*GIVEN TASK*
Take from the listing each line that has the string "matplotlib".

*STORED DATA*
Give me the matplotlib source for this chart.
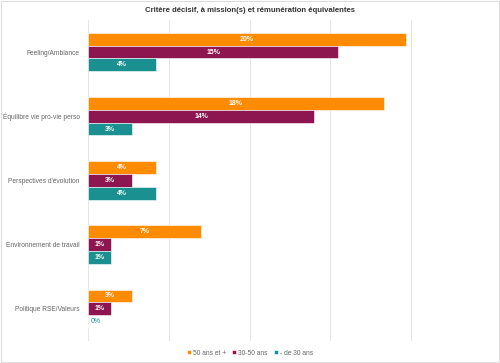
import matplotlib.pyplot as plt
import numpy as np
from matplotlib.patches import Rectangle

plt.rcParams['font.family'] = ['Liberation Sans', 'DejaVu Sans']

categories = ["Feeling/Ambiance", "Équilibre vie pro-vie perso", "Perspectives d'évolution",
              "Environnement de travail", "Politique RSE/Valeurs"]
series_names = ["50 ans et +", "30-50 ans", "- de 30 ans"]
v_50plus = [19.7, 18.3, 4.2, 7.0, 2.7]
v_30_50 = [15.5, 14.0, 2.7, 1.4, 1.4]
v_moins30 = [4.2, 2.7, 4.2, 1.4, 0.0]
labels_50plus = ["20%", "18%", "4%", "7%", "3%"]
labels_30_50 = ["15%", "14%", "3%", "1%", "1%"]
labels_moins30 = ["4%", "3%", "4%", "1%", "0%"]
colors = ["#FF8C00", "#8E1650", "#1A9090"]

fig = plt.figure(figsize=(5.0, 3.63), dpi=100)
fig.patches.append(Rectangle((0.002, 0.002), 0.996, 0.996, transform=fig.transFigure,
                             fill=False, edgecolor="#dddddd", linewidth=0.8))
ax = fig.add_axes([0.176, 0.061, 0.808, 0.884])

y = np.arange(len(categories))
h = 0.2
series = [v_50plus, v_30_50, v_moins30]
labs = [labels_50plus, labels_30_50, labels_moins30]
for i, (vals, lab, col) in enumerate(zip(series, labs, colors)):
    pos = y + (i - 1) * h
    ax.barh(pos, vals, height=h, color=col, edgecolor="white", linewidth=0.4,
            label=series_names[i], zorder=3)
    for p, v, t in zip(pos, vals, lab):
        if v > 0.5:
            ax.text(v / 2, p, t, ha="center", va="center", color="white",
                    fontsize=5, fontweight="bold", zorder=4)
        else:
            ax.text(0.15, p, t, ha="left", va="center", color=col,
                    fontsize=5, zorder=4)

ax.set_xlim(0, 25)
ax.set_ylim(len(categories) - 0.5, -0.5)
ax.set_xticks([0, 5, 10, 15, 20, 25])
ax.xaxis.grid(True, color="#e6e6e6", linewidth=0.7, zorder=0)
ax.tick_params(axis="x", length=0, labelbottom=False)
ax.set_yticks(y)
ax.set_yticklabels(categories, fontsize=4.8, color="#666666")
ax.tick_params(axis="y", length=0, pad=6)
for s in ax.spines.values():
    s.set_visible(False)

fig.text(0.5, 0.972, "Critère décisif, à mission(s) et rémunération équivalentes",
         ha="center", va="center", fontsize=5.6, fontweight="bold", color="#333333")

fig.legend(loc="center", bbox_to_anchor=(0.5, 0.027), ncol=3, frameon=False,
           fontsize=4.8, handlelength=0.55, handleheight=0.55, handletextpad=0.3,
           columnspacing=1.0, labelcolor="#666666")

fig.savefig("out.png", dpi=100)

*REPLY TO THE TASK*
Give me the matplotlib source for this chart.
import matplotlib.pyplot as plt
from matplotlib.patches import Rectangle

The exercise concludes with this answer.